> [GIVEN REQUEST]
Transcribe all of the material below word for word and leave out its pictures.

> [GIVEN MATERIAL]
◇ ◇ ◇ ◇ ◇ ◇ ◇
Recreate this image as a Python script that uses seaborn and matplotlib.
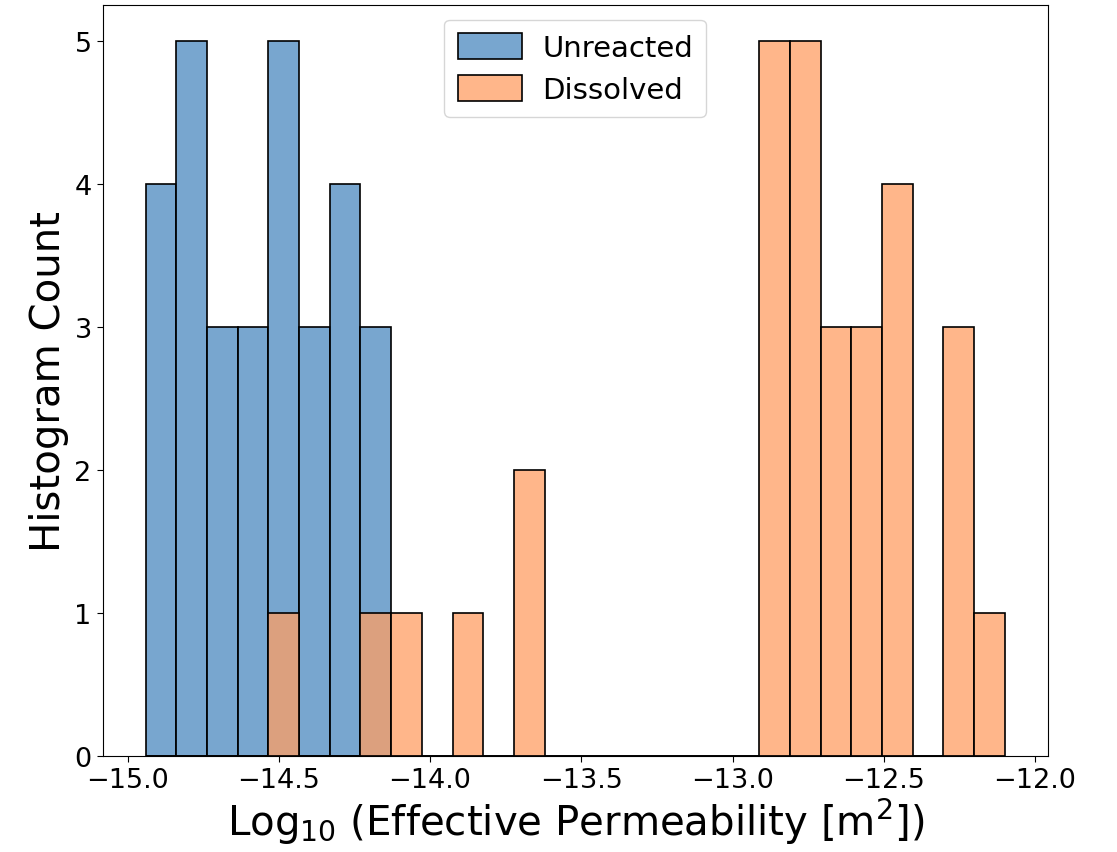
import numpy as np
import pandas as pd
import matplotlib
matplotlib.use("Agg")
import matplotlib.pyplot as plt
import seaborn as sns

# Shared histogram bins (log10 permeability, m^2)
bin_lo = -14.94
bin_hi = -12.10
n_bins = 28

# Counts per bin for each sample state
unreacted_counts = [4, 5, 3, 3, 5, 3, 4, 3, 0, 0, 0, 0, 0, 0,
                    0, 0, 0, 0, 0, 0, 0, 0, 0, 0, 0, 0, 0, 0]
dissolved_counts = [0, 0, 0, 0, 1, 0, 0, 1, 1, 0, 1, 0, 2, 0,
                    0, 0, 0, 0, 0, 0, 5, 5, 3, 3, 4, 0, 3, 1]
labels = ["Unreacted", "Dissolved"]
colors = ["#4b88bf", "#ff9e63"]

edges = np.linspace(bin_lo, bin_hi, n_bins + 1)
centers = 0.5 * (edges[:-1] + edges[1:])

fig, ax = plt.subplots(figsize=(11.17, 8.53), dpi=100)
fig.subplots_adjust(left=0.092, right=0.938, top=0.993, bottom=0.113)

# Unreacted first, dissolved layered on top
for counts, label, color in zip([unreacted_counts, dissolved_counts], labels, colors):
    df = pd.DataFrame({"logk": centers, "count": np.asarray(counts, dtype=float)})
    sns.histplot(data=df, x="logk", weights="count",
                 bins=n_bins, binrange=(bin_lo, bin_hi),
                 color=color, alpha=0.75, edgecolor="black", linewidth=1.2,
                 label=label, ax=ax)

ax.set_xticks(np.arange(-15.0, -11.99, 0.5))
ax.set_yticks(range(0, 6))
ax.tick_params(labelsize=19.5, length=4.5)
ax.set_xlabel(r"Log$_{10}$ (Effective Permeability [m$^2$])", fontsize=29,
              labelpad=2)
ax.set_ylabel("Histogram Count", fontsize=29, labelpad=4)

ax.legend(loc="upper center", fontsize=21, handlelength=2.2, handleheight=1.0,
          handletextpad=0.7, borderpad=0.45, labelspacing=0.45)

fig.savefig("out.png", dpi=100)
◇ ◇ ◇ ◇ ◇ ◇ ◇
> [EXERCISE RESULT]
Recreate this image as a Python script that uses seaborn and matplotlib.
import numpy as np
import pandas as pd
import matplotlib
matplotlib.use("Agg")
import matplotlib.pyplot as plt
import seaborn as sns

# Shared histogram bins (log10 permeability, m^2)
bin_lo = -14.94
bin_hi = -12.10
n_bins = 28

# Counts per bin for each sample state
unreacted_counts = [4, 5, 3, 3, 5, 3, 4, 3, 0, 0, 0, 0, 0, 0,
                    0, 0, 0, 0, 0, 0, 0, 0, 0, 0, 0, 0, 0, 0]
dissolved_counts = [0, 0, 0, 0, 1, 0, 0, 1, 1, 0, 1, 0, 2, 0,
                    0, 0, 0, 0, 0, 0, 5, 5, 3, 3, 4, 0, 3, 1]
labels = ["Unreacted", "Dissolved"]
colors = ["#4b88bf", "#ff9e63"]

edges = np.linspace(bin_lo, bin_hi, n_bins + 1)
centers = 0.5 * (edges[:-1] + edges[1:])

fig, ax = plt.subplots(figsize=(11.17, 8.53), dpi=100)
fig.subplots_adjust(left=0.092, right=0.938, top=0.993, bottom=0.113)

# Unreacted first, dissolved layered on top
for counts, label, color in zip([unreacted_counts, dissolved_counts], labels, colors):
    df = pd.DataFrame({"logk": centers, "count": np.asarray(counts, dtype=float)})
    sns.histplot(data=df, x="logk", weights="count",
                 bins=n_bins, binrange=(bin_lo, bin_hi),
                 color=color, alpha=0.75, edgecolor="black", linewidth=1.2,
                 label=label, ax=ax)

ax.set_xticks(np.arange(-15.0, -11.99, 0.5))
ax.set_yticks(range(0, 6))
ax.tick_params(labelsize=19.5, length=4.5)
ax.set_xlabel(r"Log$_{10}$ (Effective Permeability [m$^2$])", fontsize=29,
              labelpad=2)
ax.set_ylabel("Histogram Count", fontsize=29, labelpad=4)

ax.legend(loc="upper center", fontsize=21, handlelength=2.2, handleheight=1.0,
          handletextpad=0.7, borderpad=0.45, labelspacing=0.45)

fig.savefig("out.png", dpi=100)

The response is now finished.